Open MPI logo

Open MPI User's Mailing List Archives

  |   Home   |   Support   |   FAQ   |   all Open MPI User's mailing list

Subject: Re: [OMPI users] InfiniBand, different OpenFabrics transport types
From: Bill Johnstone (beejstone3_at_[hidden])
Date: 2011-07-08 12:59:35


Hello, and thanks for the reply.

----- Original Message -----
> From: Jeff Squyres <jsquyres_at_[hidden]>
> Sent: Thursday, July 7, 2011 5:14 PM
> Subject: Re: [OMPI users] InfiniBand, different OpenFabrics transport types
>
> On Jun 28, 2011, at 1:46 PM, Bill Johnstone wrote:
>
>> I have a heterogeneous network of InfiniBand-equipped hosts which are all
> connected to the same backbone switch, an older SDR 10 Gb/s unit.
>>
>> One set of nodes uses the Mellanox "ib_mthca" driver, while the
> other uses the "mlx4" driver.
>>
>> This is on Linux 2.6.32, with Open MPI 1.5.3 .
>>
>> When I run Open MPI across these node types, I get an error message of the
> form:
>>
>> Open MPI detected two different OpenFabrics transport types in the same
> Infiniband network.
>> Such mixed network trasport configuration is not supported by Open MPI.
>>
>> Local host: compute-chassis-1-node-01
>> Local adapter: mthca0 (vendor 0x5ad, part ID 25208)
>> Local transport type: MCA_BTL_OPENIB_TRANSPORT_UNKNOWN
>
> Wow, that's cool ("UNKNOWN").  Are you using an old version of
> OFED or something?

No, clean local build of OFED 1.5.3 packages, but I don't have the full huge complement of OFED packages installed, since our setup is not using IPoIB, SDP, etc.
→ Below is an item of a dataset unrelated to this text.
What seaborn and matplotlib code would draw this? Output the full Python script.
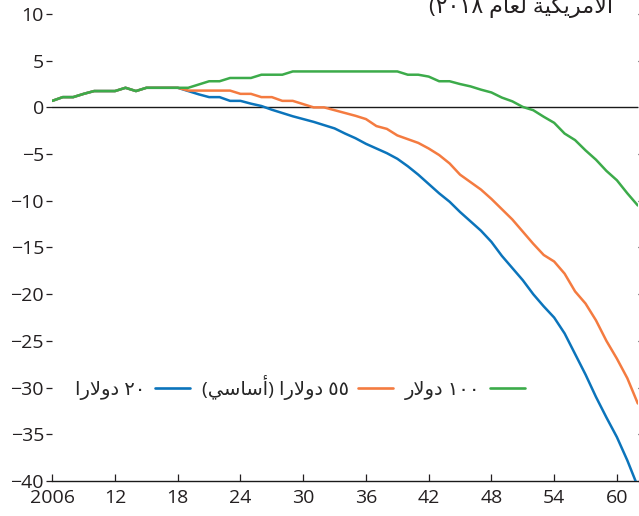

ibdiagnet, and all the usual suspects work as expected, and I'm able to do large scale Open MPI runs just fine, so long as I don't cross Mellanox HCA types.

> Mellanox -- how can this happen?
>
>> Remote host: compute-chassis-3-node-01
>> Remote Adapter: (vendor 0x2c9, part ID 26428)
>> Remote transport type: MCA_BTL_OPENIB_TRANSPORT_IB
>>
>> Two questions:
>>
>> 1. Why is this occurring if both adapters have all the OpenIB software set
> up?  Is it because Open MPI is trying to use functionality such as ConnectX with
> the newer hardware, which is incompatible with older hardware, or is it
> something more mundane?
>
> It's basically a mismatch of IB capabilities -- Open MPI is trying to use
> more advanced features in some nodes and not in others.

I also tried looking in the adapter-specific settings in the .ini file under /etc, but the only difference I found was in MTU, and I think that's configured on the switch.
 
>> 2. How can I use IB amongst these heterogeneous nodes?
>
> Mellanox will need to answer this question...  It might be able to be done, but
> I don't know how offhand.  The first issue is to figure out why you're
> getting TRANSPORT_UNKNOWN on the one node.

OK, please let me know what other things to try or what other info I can provide.